* begin *

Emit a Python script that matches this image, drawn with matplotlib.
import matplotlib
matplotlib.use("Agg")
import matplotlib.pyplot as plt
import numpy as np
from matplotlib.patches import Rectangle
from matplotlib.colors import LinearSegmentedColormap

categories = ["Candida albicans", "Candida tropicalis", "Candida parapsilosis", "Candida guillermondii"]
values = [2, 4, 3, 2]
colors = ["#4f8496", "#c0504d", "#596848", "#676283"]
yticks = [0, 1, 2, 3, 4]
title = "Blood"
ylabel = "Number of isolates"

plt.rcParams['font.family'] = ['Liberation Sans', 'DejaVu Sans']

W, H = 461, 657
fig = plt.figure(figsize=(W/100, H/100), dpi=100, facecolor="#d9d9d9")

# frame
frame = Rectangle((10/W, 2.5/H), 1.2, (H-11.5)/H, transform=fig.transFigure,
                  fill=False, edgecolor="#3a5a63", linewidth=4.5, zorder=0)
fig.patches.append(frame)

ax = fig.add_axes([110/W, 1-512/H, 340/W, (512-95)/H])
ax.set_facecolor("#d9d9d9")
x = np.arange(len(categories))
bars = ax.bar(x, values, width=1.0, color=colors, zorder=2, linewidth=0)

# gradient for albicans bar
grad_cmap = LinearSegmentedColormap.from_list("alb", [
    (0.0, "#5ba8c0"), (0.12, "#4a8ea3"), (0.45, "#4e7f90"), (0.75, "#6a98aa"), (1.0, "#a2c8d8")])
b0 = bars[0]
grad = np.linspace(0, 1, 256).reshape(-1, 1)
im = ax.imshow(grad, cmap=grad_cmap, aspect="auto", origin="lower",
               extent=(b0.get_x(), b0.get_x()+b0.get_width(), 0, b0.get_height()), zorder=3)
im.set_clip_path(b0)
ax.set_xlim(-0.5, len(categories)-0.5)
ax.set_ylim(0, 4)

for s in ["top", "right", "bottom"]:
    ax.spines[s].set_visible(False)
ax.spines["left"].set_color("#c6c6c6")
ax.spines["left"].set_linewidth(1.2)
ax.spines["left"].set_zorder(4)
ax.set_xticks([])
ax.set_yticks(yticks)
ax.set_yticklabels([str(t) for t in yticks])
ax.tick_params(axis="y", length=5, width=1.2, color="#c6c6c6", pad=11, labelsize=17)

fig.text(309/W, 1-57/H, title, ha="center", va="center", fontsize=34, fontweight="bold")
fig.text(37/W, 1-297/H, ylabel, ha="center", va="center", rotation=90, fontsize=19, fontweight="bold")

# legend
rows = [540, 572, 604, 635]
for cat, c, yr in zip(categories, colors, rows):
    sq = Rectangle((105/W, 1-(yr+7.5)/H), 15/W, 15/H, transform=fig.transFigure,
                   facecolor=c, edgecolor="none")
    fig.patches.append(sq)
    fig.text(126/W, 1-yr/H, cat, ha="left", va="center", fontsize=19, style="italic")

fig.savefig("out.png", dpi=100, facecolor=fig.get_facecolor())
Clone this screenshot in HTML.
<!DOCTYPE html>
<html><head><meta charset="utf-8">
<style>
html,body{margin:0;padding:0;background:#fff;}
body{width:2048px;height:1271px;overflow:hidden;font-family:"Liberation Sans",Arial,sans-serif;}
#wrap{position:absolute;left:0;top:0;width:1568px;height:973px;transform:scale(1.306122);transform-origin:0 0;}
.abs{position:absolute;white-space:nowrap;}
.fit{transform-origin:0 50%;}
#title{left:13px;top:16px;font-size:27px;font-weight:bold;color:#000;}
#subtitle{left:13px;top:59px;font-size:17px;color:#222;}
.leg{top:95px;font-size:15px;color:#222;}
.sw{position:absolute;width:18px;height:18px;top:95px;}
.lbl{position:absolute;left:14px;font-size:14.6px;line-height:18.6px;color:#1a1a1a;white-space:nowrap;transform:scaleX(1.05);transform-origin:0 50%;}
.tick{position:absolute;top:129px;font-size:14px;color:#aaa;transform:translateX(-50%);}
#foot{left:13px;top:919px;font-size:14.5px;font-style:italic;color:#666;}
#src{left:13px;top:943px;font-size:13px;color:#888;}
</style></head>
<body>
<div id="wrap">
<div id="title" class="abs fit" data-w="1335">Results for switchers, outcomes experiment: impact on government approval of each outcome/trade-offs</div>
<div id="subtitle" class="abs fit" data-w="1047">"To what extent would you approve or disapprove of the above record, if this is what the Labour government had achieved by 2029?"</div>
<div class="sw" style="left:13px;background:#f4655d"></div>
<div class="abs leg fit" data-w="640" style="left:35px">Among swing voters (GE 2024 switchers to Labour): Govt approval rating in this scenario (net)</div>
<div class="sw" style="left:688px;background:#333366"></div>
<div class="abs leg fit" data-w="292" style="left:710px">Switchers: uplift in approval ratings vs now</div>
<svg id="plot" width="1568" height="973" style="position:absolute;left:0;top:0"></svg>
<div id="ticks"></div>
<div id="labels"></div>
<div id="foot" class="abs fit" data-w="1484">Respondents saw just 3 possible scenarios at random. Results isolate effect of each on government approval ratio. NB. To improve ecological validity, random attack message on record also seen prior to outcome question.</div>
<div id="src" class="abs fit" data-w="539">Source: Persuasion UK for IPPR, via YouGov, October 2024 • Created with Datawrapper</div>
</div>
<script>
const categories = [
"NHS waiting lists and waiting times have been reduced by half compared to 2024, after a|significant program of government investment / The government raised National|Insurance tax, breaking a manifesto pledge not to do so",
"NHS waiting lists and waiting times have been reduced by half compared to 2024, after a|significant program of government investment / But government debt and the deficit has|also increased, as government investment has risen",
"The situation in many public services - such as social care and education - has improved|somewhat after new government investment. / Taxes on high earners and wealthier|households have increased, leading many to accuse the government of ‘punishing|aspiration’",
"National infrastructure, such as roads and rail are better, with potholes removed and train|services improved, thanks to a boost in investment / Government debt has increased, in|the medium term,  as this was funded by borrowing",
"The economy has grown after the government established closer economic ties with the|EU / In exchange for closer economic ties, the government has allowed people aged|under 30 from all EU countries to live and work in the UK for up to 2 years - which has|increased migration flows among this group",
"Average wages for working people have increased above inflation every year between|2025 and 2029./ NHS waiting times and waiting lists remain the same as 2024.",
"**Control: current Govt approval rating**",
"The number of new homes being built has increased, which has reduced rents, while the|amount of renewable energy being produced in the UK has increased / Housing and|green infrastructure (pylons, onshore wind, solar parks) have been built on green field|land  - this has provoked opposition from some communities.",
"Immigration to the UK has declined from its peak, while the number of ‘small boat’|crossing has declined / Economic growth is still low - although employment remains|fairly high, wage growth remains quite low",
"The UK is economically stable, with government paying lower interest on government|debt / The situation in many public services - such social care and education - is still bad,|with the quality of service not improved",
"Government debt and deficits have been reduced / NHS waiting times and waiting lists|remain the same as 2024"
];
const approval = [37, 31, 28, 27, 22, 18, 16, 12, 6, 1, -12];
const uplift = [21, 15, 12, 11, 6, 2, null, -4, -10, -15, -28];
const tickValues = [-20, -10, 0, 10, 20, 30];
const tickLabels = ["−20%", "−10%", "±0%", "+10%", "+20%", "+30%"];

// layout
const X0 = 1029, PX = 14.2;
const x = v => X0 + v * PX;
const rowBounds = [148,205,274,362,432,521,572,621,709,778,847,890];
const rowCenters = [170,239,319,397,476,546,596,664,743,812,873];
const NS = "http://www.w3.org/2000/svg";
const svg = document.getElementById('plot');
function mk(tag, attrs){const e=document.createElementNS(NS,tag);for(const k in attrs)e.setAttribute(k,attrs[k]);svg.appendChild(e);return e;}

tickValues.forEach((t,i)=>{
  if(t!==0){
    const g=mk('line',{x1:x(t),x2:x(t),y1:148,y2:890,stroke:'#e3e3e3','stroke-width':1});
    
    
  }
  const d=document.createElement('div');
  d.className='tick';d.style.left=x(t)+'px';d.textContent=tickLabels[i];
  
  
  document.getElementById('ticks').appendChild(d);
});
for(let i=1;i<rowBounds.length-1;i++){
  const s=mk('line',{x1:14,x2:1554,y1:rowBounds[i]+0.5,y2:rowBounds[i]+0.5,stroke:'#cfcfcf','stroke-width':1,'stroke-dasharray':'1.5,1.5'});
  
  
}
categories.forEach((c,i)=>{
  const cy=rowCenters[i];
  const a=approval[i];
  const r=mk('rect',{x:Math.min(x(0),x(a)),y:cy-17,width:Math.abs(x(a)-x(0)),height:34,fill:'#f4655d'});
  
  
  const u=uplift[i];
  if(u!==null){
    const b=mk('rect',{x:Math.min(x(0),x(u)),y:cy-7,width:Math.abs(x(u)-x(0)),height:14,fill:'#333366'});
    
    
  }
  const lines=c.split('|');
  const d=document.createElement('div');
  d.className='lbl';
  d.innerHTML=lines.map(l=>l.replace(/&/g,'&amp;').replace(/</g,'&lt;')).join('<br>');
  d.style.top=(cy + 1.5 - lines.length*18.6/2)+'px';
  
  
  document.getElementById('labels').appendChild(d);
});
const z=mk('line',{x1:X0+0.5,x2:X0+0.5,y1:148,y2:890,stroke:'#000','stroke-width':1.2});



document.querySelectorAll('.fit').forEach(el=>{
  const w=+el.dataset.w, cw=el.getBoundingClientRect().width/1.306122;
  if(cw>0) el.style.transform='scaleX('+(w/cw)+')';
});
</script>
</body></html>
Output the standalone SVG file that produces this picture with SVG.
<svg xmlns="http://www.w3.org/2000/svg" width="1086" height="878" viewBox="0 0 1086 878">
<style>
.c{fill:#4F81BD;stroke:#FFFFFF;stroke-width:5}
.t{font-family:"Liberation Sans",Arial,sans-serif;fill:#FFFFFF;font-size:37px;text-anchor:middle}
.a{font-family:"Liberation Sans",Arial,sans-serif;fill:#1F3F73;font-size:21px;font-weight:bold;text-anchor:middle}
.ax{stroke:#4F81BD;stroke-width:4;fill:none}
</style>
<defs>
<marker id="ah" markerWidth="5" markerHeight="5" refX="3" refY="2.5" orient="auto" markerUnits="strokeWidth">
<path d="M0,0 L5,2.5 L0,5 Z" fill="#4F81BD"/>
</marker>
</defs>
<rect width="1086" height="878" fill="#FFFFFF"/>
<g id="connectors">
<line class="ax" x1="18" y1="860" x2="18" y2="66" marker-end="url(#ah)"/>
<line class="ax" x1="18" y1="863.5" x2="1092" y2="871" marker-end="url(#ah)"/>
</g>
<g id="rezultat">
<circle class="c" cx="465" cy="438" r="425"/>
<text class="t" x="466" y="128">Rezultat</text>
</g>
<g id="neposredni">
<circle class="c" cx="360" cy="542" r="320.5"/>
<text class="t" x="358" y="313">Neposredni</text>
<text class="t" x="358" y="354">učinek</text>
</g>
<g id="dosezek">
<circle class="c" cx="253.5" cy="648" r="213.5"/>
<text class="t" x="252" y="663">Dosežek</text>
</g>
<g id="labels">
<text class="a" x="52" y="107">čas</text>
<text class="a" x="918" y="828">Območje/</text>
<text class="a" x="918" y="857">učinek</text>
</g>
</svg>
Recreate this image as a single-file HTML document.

* end *

Exercise: Repeat the material word for word from its opening line up to and including the line containing "color=colors, zorder=2, linewidth=0)".

Task answer:
Emit a Python script that matches this image, drawn with matplotlib.
import matplotlib
matplotlib.use("Agg")
import matplotlib.pyplot as plt
import numpy as np
from matplotlib.patches import Rectangle
from matplotlib.colors import LinearSegmentedColormap

categories = ["Candida albicans", "Candida tropicalis", "Candida parapsilosis", "Candida guillermondii"]
values = [2, 4, 3, 2]
colors = ["#4f8496", "#c0504d", "#596848", "#676283"]
yticks = [0, 1, 2, 3, 4]
title = "Blood"
ylabel = "Number of isolates"

plt.rcParams['font.family'] = ['Liberation Sans', 'DejaVu Sans']

W, H = 461, 657
fig = plt.figure(figsize=(W/100, H/100), dpi=100, facecolor="#d9d9d9")

# frame
frame = Rectangle((10/W, 2.5/H), 1.2, (H-11.5)/H, transform=fig.transFigure,
                  fill=False, edgecolor="#3a5a63", linewidth=4.5, zorder=0)
fig.patches.append(frame)

ax = fig.add_axes([110/W, 1-512/H, 340/W, (512-95)/H])
ax.set_facecolor("#d9d9d9")
x = np.arange(len(categories))
bars = ax.bar(x, values, width=1.0, color=colors, zorder=2, linewidth=0)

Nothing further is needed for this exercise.